How many times have you tried to understand a sentence from a scientific article only to give up thinking it was written in a foreign language? Yes, I know, for many English – the lingua franca of international science, technology, business, aviation… – is a foreign language. What I’m referring to is the over-use of acronyms, abbreviated words or phrases and jargon, which irritatingly decorate far too many scientific papers.
Whilst one acknowledges that discipline-specific technical terms are necessary, all too often this terminology seems deliberately designed to be understood only by ‘those in the know’ – i.e. the privileged few admitted to some secret society – and intended to keep out ‘impostors’ and prevent the barbarians from entering the citadel of truth and polluting its ranks. This approach can be self-defeating in that it alienates people – potential recruits – to the particular scientific discipline. And, if it is perpetuated and becomes widespread in other forms of science writing, then it runs counter to the promotion of the public understanding of science (PUS – who on earth dreamt up that acronym??) remit with which scientists are charged. Furthermore, such terms – far from helping – usually get in the way of clear thought and expression or – and worse! – comprehension on behalf of the readers. Language should be about communication, moving an idea from the brain of one individual into another’s. To work effectively it should do this in an efficient, clear and unambiguous way.

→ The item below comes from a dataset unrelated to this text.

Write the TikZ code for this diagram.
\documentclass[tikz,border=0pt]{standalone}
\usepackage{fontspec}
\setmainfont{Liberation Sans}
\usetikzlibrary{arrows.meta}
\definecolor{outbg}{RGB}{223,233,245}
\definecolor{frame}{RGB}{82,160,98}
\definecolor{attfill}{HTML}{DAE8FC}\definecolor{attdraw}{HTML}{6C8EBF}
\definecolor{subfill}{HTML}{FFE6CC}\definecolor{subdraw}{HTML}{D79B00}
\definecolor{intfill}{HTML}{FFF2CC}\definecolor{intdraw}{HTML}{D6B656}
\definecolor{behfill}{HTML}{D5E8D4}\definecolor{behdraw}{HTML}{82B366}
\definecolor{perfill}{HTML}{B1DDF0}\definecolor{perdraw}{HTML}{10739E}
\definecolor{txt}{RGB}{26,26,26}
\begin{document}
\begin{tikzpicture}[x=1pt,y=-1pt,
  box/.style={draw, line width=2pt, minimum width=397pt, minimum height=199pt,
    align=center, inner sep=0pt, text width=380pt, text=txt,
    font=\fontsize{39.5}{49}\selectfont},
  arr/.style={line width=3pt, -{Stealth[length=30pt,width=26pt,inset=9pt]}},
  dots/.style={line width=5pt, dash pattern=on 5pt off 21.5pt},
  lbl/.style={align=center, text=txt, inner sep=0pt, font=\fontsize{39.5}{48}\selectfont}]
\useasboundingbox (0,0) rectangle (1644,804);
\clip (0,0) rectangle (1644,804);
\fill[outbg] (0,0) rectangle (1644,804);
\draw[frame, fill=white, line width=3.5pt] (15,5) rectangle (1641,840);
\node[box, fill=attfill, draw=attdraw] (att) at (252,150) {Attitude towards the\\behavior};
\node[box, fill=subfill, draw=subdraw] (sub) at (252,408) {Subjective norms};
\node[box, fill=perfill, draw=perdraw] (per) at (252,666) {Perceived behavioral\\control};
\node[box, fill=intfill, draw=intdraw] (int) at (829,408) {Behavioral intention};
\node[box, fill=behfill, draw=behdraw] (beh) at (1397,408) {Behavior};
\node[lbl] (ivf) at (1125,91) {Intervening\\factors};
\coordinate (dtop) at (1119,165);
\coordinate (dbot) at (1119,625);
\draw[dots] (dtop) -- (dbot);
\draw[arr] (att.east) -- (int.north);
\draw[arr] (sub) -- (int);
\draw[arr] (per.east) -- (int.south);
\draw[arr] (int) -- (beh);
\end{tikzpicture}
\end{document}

Well, it seems that enough is enough: the case against the over-use of acronyms and the like in scientific papers has been made in a Nature Methods Editorial (8: 521, 2011), albeit by ‘author unavailable’, entitled ‘NUAP (no unnecessary acronyms please)’. Apart from a major issue that few so-called acronyms are actually acronyms, the short piece concludes that ‘acronyms used sparingly and in the right circumstances can aid in communication. But overuse or improper use has the opposite effect. We hope researchers will find the right balance’. Hear, hear! And whilst I’m astride my hobby-horse, can we not restrict – ban? – use of the word ‘novel’ that appears so frequently in article titles ‘Novel gene for this’, ‘Novel gene for that’, etc. Well – and I realise that this must come as a shock to many – genes aren’t actually novel(!). They’ve probably been around for hundreds of millions of years since they were first intelligently designed, created and/or evolved, but in the 20th and 21st centuries they aren’t novel. OK, we humans may have recently discovered what a gene does, but over-hyping the work by tagging it with the adjective ‘novel’ is too much for the more humble amongst us (and, anyway, only serves to emphasise our own ignorance of matters biological). I feel so much better now! Sorry, but sometimes you just got to let it out.